• [Task goal] Do not carry the pictures over; copy every other part of the entries exactly.

[Stored items]
****************

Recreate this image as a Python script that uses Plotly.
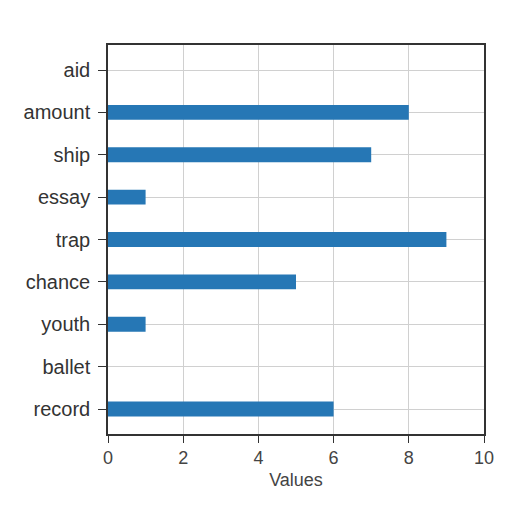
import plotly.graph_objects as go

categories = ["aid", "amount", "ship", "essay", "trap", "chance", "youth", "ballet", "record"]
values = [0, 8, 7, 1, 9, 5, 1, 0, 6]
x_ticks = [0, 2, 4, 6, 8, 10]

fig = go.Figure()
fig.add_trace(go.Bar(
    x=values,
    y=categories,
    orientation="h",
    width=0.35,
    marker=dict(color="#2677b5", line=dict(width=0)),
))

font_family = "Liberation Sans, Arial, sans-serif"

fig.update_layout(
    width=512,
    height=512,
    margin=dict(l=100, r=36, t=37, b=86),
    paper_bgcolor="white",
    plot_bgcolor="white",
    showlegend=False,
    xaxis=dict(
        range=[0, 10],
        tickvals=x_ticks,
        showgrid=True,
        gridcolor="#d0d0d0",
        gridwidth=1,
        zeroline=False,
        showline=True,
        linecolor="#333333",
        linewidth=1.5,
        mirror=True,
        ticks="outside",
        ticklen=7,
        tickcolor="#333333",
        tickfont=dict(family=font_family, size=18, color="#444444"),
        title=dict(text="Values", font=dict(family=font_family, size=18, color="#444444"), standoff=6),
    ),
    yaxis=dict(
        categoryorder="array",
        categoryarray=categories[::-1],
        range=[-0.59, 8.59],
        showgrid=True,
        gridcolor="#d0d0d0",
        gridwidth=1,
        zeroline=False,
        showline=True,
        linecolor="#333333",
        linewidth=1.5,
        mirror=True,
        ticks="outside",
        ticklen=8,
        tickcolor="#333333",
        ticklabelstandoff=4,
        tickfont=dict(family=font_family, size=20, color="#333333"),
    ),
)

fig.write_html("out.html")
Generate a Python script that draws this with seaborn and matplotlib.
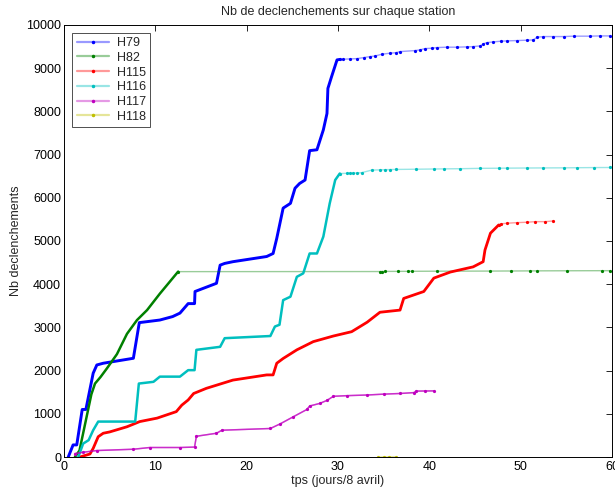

****************

• [Output]
Recreate this image as a Python script that uses Plotly.
import plotly.graph_objects as go

categories = ["aid", "amount", "ship", "essay", "trap", "chance", "youth", "ballet", "record"]
values = [0, 8, 7, 1, 9, 5, 1, 0, 6]
x_ticks = [0, 2, 4, 6, 8, 10]

fig = go.Figure()
fig.add_trace(go.Bar(
    x=values,
    y=categories,
    orientation="h",
    width=0.35,
    marker=dict(color="#2677b5", line=dict(width=0)),
))

font_family = "Liberation Sans, Arial, sans-serif"

fig.update_layout(
    width=512,
    height=512,
    margin=dict(l=100, r=36, t=37, b=86),
    paper_bgcolor="white",
    plot_bgcolor="white",
    showlegend=False,
    xaxis=dict(
        range=[0, 10],
        tickvals=x_ticks,
        showgrid=True,
        gridcolor="#d0d0d0",
        gridwidth=1,
        zeroline=False,
        showline=True,
        linecolor="#333333",
        linewidth=1.5,
        mirror=True,
        ticks="outside",
        ticklen=7,
        tickcolor="#333333",
        tickfont=dict(family=font_family, size=18, color="#444444"),
        title=dict(text="Values", font=dict(family=font_family, size=18, color="#444444"), standoff=6),
    ),
    yaxis=dict(
        categoryorder="array",
        categoryarray=categories[::-1],
        range=[-0.59, 8.59],
        showgrid=True,
        gridcolor="#d0d0d0",
        gridwidth=1,
        zeroline=False,
        showline=True,
        linecolor="#333333",
        linewidth=1.5,
        mirror=True,
        ticks="outside",
        ticklen=8,
        tickcolor="#333333",
        ticklabelstandoff=4,
        tickfont=dict(family=font_family, size=20, color="#333333"),
    ),
)

fig.write_html("out.html")
Generate a Python script that draws this with seaborn and matplotlib.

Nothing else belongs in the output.